Day 1 in the archive
So I accidentally slept late and didn't go to the archive until after the lunch break. It didn't really turn out to be a problem, which is both good and bad, I guess.
The archive is in a relatively unassuming building on Karl Marx street (which, for UNC people, I'd describe as the Rosemary St. to Lenin Blvd's Franklin). Inside it looked like a lot of other Russian buildings, with a front security gate and poor lighting. I talked to the woman at the security desk, who gave me a pass and told me to talk to the director, who told me to fill out a form. I did that, she signed it, and then I had to bring the form to the reading room to sign in.
The reading room was much smaller than I'd expected; it had six desks for visitors and one for the archive worker, who was extremely helpful. I think it's at these points that clothing/shaving/hygiene really comes into play; since I was dressed decently, I think she saw me as "cute confused foreigner" rather than "creepy foreigner". I had to fill out a couple more forms, and then she handed me the archive guide and said I was ready to go.

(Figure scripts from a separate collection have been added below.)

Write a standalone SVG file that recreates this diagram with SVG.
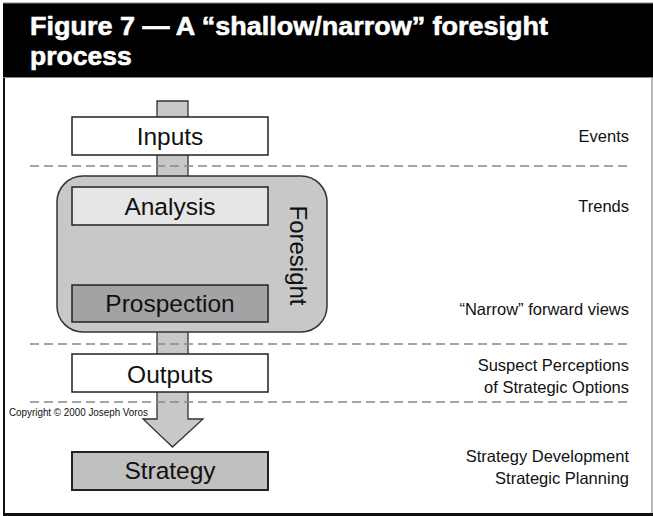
<svg xmlns="http://www.w3.org/2000/svg" width="653" height="516" viewBox="0 0 653 516">
<style>
.title{font-family:"Liberation Sans",Arial,sans-serif;font-weight:bold;font-size:26.5px;fill:#fff;stroke:#fff;stroke-width:0.6}
.node{font-family:"Liberation Sans",Arial,sans-serif;font-size:24.5px;fill:#111;text-anchor:middle}
.lab{font-family:"Liberation Sans",Arial,sans-serif;font-size:16.5px;fill:#111;text-anchor:end}
.copy{font-family:"Liberation Sans",Arial,sans-serif;font-size:10px;fill:#111}
.dash{stroke:#888;stroke-width:1.5;stroke-dasharray:9 5;fill:none}
.box{stroke:#222;stroke-width:1.5}
</style>
<rect x="0" y="0" width="653" height="516" fill="#fff"/>
<!-- frame -->
<line x1="4" y1="3" x2="4" y2="514" stroke="#111" stroke-width="2"/>
<line x1="652" y1="3" x2="652" y2="514" stroke="#888" stroke-width="1.2"/>
<line x1="3" y1="514.5" x2="653" y2="514.5" stroke="#111" stroke-width="3"/>
<!-- header -->
<rect x="3" y="3" width="650" height="74" fill="#000"/>
<line x1="3" y1="3" x2="653" y2="3" stroke="#888" stroke-width="1"/>
<line x1="3" y1="77.5" x2="653" y2="77.5" stroke="#888" stroke-width="1"/>
<text class="title" x="30" y="35" textLength="518" lengthAdjust="spacingAndGlyphs">Figure 7 — A “shallow/narrow” foresight</text>
<text class="title" x="30" y="65">process</text>
<!-- connectors -->
<g id="connectors">
<path d="M157,101 H188 V419 H203 L172.5,447 L143,419 H157 Z" fill="#c8c8c8" stroke="#333" stroke-width="1.3"/>
</g>
<!-- nodes -->
<g id="inputs">
<rect class="box" x="72" y="117" width="196" height="38" fill="#fff"/>
<text class="node" x="170" y="145">Inputs</text>
</g>
<g id="foresight">
<rect x="57" y="176" width="270" height="156" rx="26" ry="26" fill="#c8c8c8" stroke="#333" stroke-width="1.5"/>
<text class="node" transform="translate(290,255.5) rotate(90)" x="0" y="0" style="font-size:24px">Foresight</text>
</g>
<g id="analysis">
<rect class="box" x="72" y="187" width="196" height="38" fill="#e6e6e6"/>
<text class="node" x="170" y="215">Analysis</text>
</g>
<g id="prospection">
<rect class="box" x="72" y="285" width="196" height="37" fill="#a3a3a3"/>
<text class="node" x="170" y="312">Prospection</text>
</g>
<g id="outputs">
<rect class="box" x="72" y="354" width="196" height="38" fill="#fff"/>
<text class="node" x="170" y="383">Outputs</text>
</g>
<g id="strategy">
<rect x="72" y="452" width="196" height="38" fill="#c0c0c0" stroke="#222" stroke-width="2"/>
<text class="node" x="170" y="479">Strategy</text>
</g>
<!-- dashed separators -->
<line class="dash" x1="30" y1="166" x2="631" y2="166"/>
<line class="dash" x1="30" y1="344" x2="631" y2="344"/>
<line class="dash" x1="30" y1="402" x2="631" y2="402"/>
<text class="copy" x="9" y="416" textLength="139" lengthAdjust="spacingAndGlyphs">Copyright © 2000 Joseph Voros</text>
<!-- right labels -->
<text class="lab" x="629" y="142">Events</text>
<text class="lab" x="629" y="212">Trends</text>
<text class="lab" x="629" y="315">“Narrow” forward views</text>
<text class="lab" x="629" y="371">Suspect Perceptions</text>
<text class="lab" x="629" y="393">of Strategic Options</text>
<text class="lab" x="629" y="462">Strategy Development</text>
<text class="lab" x="629" y="484">Strategic Planning</text>
</svg>
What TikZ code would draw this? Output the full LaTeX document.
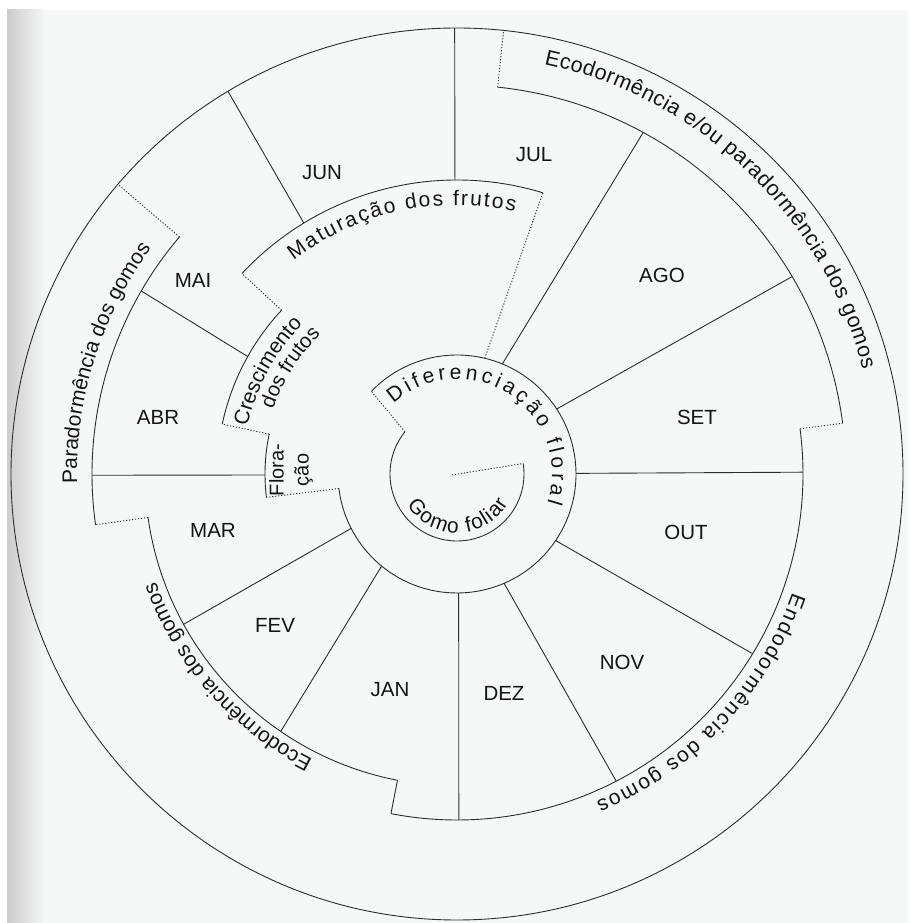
\documentclass[tikz,border=0pt]{standalone}
\usepackage{fontspec}
\setmainfont{Liberation Sans}
\usetikzlibrary{decorations.text,calc}
\definecolor{bg}{RGB}{246,247,247}
\definecolor{ink}{RGB}{45,45,45}
\tikzset{
  ring/.style={draw=ink,line width=0.9pt},
  dots/.style={draw=ink,line width=0.9pt,dash pattern=on 1.2pt off 1.8pt},
  month/.style={font=\fontsize{20.5}{24}\selectfont,inner sep=0pt,text=black!92},
}
% radius, start, end, align, size, text
\newcommand{\arctxt}[6]{%
  \path[decorate,decoration={text along path,text align=#4,text color=black!92,
    text={|\fontsize{#5}{#5}\selectfont|#6}}]
    ($(C)+(#2:#1)$) arc[start angle=#2,end angle=#3,radius=#1];}
\begin{document}
\begin{tikzpicture}[x=1pt,y=1pt]
\useasboundingbox (0,0) rectangle (908,923);
\fill[white] (0,0) rectangle (908,923);
\fill[bg] (7,0) rectangle (908,913);
\shade[left color=black!20,right color=bg] (7,0) rectangle (45,913);
\coordinate (C) at (457,449);
% outer circle
\draw[ring] (C) circle[radius=446];
% band boundaries
\draw[ring] ($(C)+(84:389)$) arc[start angle=84,end angle=7.5,radius=389];
\draw[ring] ($(C)+(7.5:346)$) arc[start angle=7.5,end angle=-101,radius=346];
\draw[ring] ($(C)+(-101:312)$) arc[start angle=-101,end angle=-172,radius=312];
\draw[ring] ($(C)+(188:365)$) arc[start angle=188,end angle=139.5,radius=365];
\draw[ring] ($(C)+(137:294)$) arc[start angle=137,end angle=73,radius=294];
\draw[ring] ($(C)+(137:240)$) arc[start angle=137,end angle=168,radius=240];
\draw[ring] ($(C)+(168:192)$) arc[start angle=168,end angle=187,radius=192];
\draw[ring] ($(C)+(136:119)$) arc[start angle=136,end angle=-173,radius=119];
\draw[ring] ($(C)+(141:67)$) arc[start angle=141,end angle=369,radius=67];
% phase limits
\draw[dots] ($(C)+(84:389)$) -- ($(C)+(84:446)$);
\draw[dots] ($(C)+(7.5:346)$) -- ($(C)+(7.5:389)$);
\draw[ring] ($(C)+(-101:312)$) -- ($(C)+(-101:346)$);
\draw[dots] ($(C)+(-172:312)$) -- ($(C)+(-172:365)$);
\draw[dots] ($(C)+(139.5:365)$) -- ($(C)+(139.5:446)$);
\draw[dots] ($(C)+(137:240)$) -- ($(C)+(137:294)$);
\draw[dots] ($(C)+(76.5:119)$) -- ($(C)+(73:294)$);
\draw[dots] ($(C)+(168:192)$) -- ($(C)+(168:240)$);
\draw[dots] ($(C)+(187:119)$) -- ($(C)+(187:192)$);
\draw[dots] ($(C)+(141:67)$) -- ($(C)+(136:119)$);
\draw[dots] ($(C)+(-5,-1)$) -- ($(C)+(9:67)$);
% month limits
\foreach \ai/\ri/\ao/\ro in {90.4/294/90.3/446, 121.4/294/120.9/446, 150.7/240/149.9/365,
  180.3/192/180.2/365, 207.2/119/208.8/312, 230.7/119/235.6/312, 270.8/119/270.3/346,
  293.3/119/297.4/346, 326/119/328.7/346, 0.3/119/0.3/346, 33.1/119/30.5/389, 67.6/119/61.4/389}
  \draw[ring] ($(C)+(\ai:\ri)$) -- ($(C)+(\ao:\ro)$);
% months
\node[month] (jun) at (322,750) {JUN};
\node[month] (jul) at (534,768) {JUL};
\node[month] (ago) at (662,648) {AGO};
\node[month] (set) at (697,506) {SET};
\node[month] (out) at (686,391) {OUT};
\node[month] (nov) at (622,261) {NOV};
\node[month] (dez) at (504,230) {DEZ};
\node[month] (jan) at (390,233) {JAN};
\node[month] (fev) at (275,298) {FEV};
\node[month] (mar) at (213,393) {MAR};
\node[month] (abr) at (158,506) {ABR};
\node[month] (mai) at (193,643) {MAI};
\node[month,rotate=90,align=center,font=\fontsize{20}{25}\selectfont] (flo) at (291,453) {Flora-\\ção};
% arc labels
\arctxt{419}{78}{14.5}{fit to path}{21.5}{Ecodormência e/ou paradormência dos gomos}
\arctxt{356}{-19.5}{-67}{fit to path}{21}{Endodormência dos gomos}
\arctxt{320}{260}{183}{center}{21}{Ecodormência dos gomos}
\arctxt{380}{185}{140}{center}{21}{Paradormência dos gomos}
\arctxt{269}{127.4}{77.6}{fit to path}{21}{Maturação dos frutos}
\arctxt{215}{175}{128}{center}{21}{Crescimento}
\arctxt{195}{170}{125}{center}{20.5}{dos frutos}
\arctxt{95}{132}{-18}{fit to path}{21}{Diferenciação floral}
\arctxt{59}{212}{330}{fit to path}{21}{Gomo foliar}
\end{tikzpicture}
\end{document}
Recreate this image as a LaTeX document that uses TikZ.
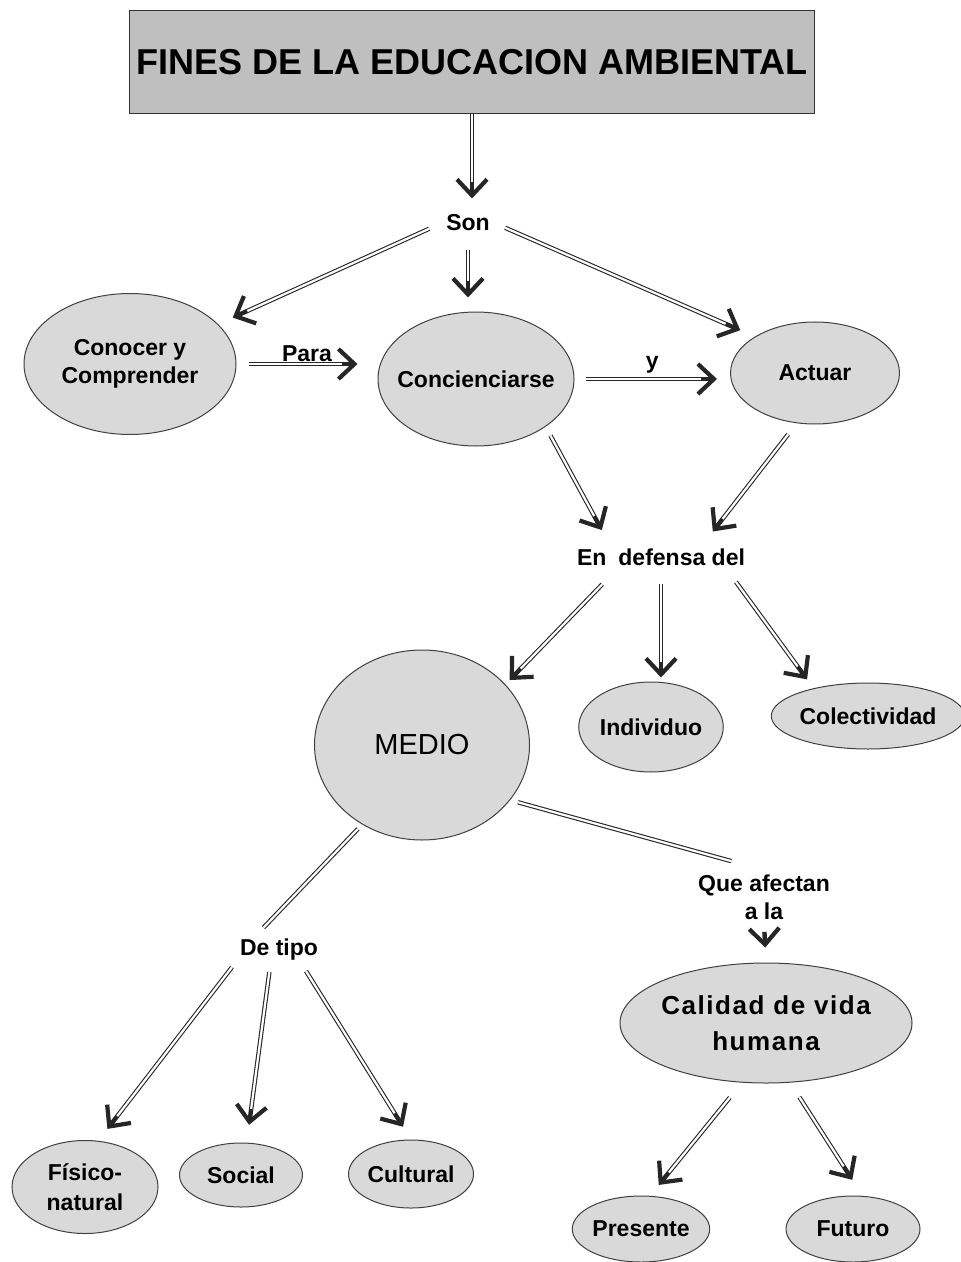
\documentclass[tikz,border=0pt]{standalone}
\usepackage{fontspec}
\setmainfont{Liberation Sans}
\newfontfamily\spaced[LetterSpace=6]{Liberation Sans}
\usetikzlibrary{arrows.meta}
\usetikzlibrary{shapes.geometric}

\begin{document}
\begin{tikzpicture}[x=0.5pt, y=-0.5pt,
  globo/.style={ellipse, draw=black!75, line width=0.5pt, fill=gray!30, inner sep=0pt, align=center,
    font=\bfseries\fontsize{11.5}{14}\selectfont},
  enlace/.style={inner sep=2pt, align=center, font=\bfseries\fontsize{11.5}{14}\selectfont},
  linea/.style={draw=black!85, line width=0.55pt, double=white, double distance=1.1pt},
  flecha/.style 2 args={draw=black!85, line width=2.2pt, shorten <=#1, shorten >=#2,
    -{Straight Barb[length=8pt, width=15pt, line width=2.1pt]},
    postaction={draw=white, line width=1.1pt, -, shorten <=#1, shorten >=#2+8pt}}]
\useasboundingbox (0,0) rectangle (960,1262);

% titulo
\node[draw=black!80, line width=0.6pt, fill=gray!50, minimum width=337.5pt, minimum height=51.5pt,
  font=\bfseries\fontsize{18}{20}\selectfont] (fines) at (472,62) {FINES DE LA EDUCACION AMBIENTAL};

% conceptos
\node[globo, minimum width=106pt, minimum height=70.5pt] (cyc) at (130,364) {Conocer y\\Comprender};
\node[globo, minimum width=98pt, minimum height=67pt, inner xsep=-6pt] (con) at (476,379) {Concienciarse};
\node[globo, minimum width=84.5pt, minimum height=51pt] (act) at (815,373) {Actuar};
\node[globo, minimum width=107.5pt, minimum height=95pt, font=\fontsize{14.5}{16}\selectfont] (medio) at (422,745) {MEDIO};
\node[globo, minimum width=66.5pt, minimum height=45pt] (ind) at (651,727) {Individuo};
\node[globo, minimum width=92pt, minimum height=33pt] (col) at (868,716) {Colectividad};
\node[globo, minimum width=146pt, minimum height=60pt, inner xsep=-2pt,
  font=\spaced\bfseries\fontsize{13}{18}\selectfont] (cal) at (766,1023) {Calidad de vida\\humana};
\node[globo, minimum width=73pt, minimum height=46.5pt, font=\bfseries\fontsize{11.5}{15}\selectfont] (fis) at (85,1187) {Físico-\\natural};
\node[globo, minimum width=61.5pt, minimum height=32pt] (soc) at (241,1175) {Social};
\node[globo, minimum width=62.5pt, minimum height=34pt] (cul) at (411,1174) {Cultural};
\node[globo, minimum width=68pt, minimum height=33pt] (pre) at (641,1229) {Presente};
\node[globo, minimum width=67pt, minimum height=33pt] (fut) at (853,1229) {Futuro};

% palabras de enlace
\node[enlace] (son) at (468,223) {Son};
\node[enlace] (ed) at (661,557) {En\hspace{6pt}defensa del};
\node[enlace] (que) at (764,897) {Que afectan\\a la};
\node[enlace] (dt) at (279,950) {De tipo};

% conectores
\draw[flecha={0pt}{6pt}] (fines.south) -- (fines.south |- son.north);
\draw[flecha={7pt}{8pt}] (son.west) -- (cyc);
\draw[flecha={7pt}{7pt}] (son.south) -- (son.south |- con.north);
\draw[flecha={6pt}{8pt}] (son.east) -- (act.north west);
\draw[flecha={6pt}{10pt}] (cyc.east) -- (cyc.east -| con.west)
  node[enlace, midway, above=-2pt] {Para};
\draw[flecha={5.5pt}{6.5pt}] (con.east) -- (con.east -| act.west)
  node[enlace, midway, above] {y};
\draw[flecha={5pt}{8pt}] (con.south east) -- (ed.166);
\draw[flecha={7pt}{8pt}] (act.250) -- (ed.17);
\draw[flecha={10pt}{3pt}] (ed.196) -- (medio.36);
\draw[flecha={7pt}{2pt}] (ed.south) -- (ed.south |- ind.north);
\draw[flecha={7.5pt}{5.5pt}] (ed.349) -- (col.153);
\draw[linea, shorten <=4pt, shorten >=17pt] (medio.-32) -- (que.north);
\draw[flecha={4pt}{7.5pt}] (que.south) -- (cal.north);
\draw[linea, shorten <=3pt, shorten >=5pt] (medio.233) -- (dt.146);
\draw[flecha={3pt}{7.5pt}] (dt.196) -- (fis.74);
\draw[flecha={3.5pt}{9pt}] (dt.240) -- (soc.80);
\draw[flecha={3.5pt}{7.5pt}] (dt.327) -- (cul.north);
\draw[flecha={9.5pt}{7pt}] (cal.248) -- (pre.75);
\draw[flecha={8.5pt}{9.5pt}] (cal.292) -- (fut.74);
\end{tikzpicture}
\end{document}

I'm very glad I came here first rather than Moscow, because just the process of doing archival work is so intimidating right now that I certainly don't need the bustle of the central archives to add to my bewilderment. The archive guide is a 1000 pg. or so book that lists all the fondy (subjects, kind of) and describes what they have. You look at that book, decide what fondy interest you, and the archive worker gives you sub-guides for those. From there, you can see all the collections within that fond. You then get a form and fill it up with the numbers of the collections you want to request; the archive workers then pull them out and let you look through them. That process, however, takes a few days when the archive is crowded, like it was today. So I really didn't spend much time there today, since there was nothing for me to do after filing a request form.
The trick is, there's just so much in the archive that it's hard for me right now to even conceive of looking through everything that could be useful...so I'm going to have to just budget my time well to make sure I can look at all the different sources that might help me. Just the papers of the local soviet from 1941-1945 take up thousands and thousands of pages, and I also need to look at regional soviets, individual factories, letters/memoirs if I can find them, banks, etc. So it's going to be tricky; I just hope I can adjust on the fly well enough to get everything I need to write a good paper.
And don't worry -- I won't be writing about archival work in the future unless it's of general interest, but I figured that this stuff might be interesting since most people never have and never will work in an archive. Speaking for myself, it was interesting because I always had this vague conception of archives as a place where people do research, but I couldn't really imagine how exactly it worked. So now I know.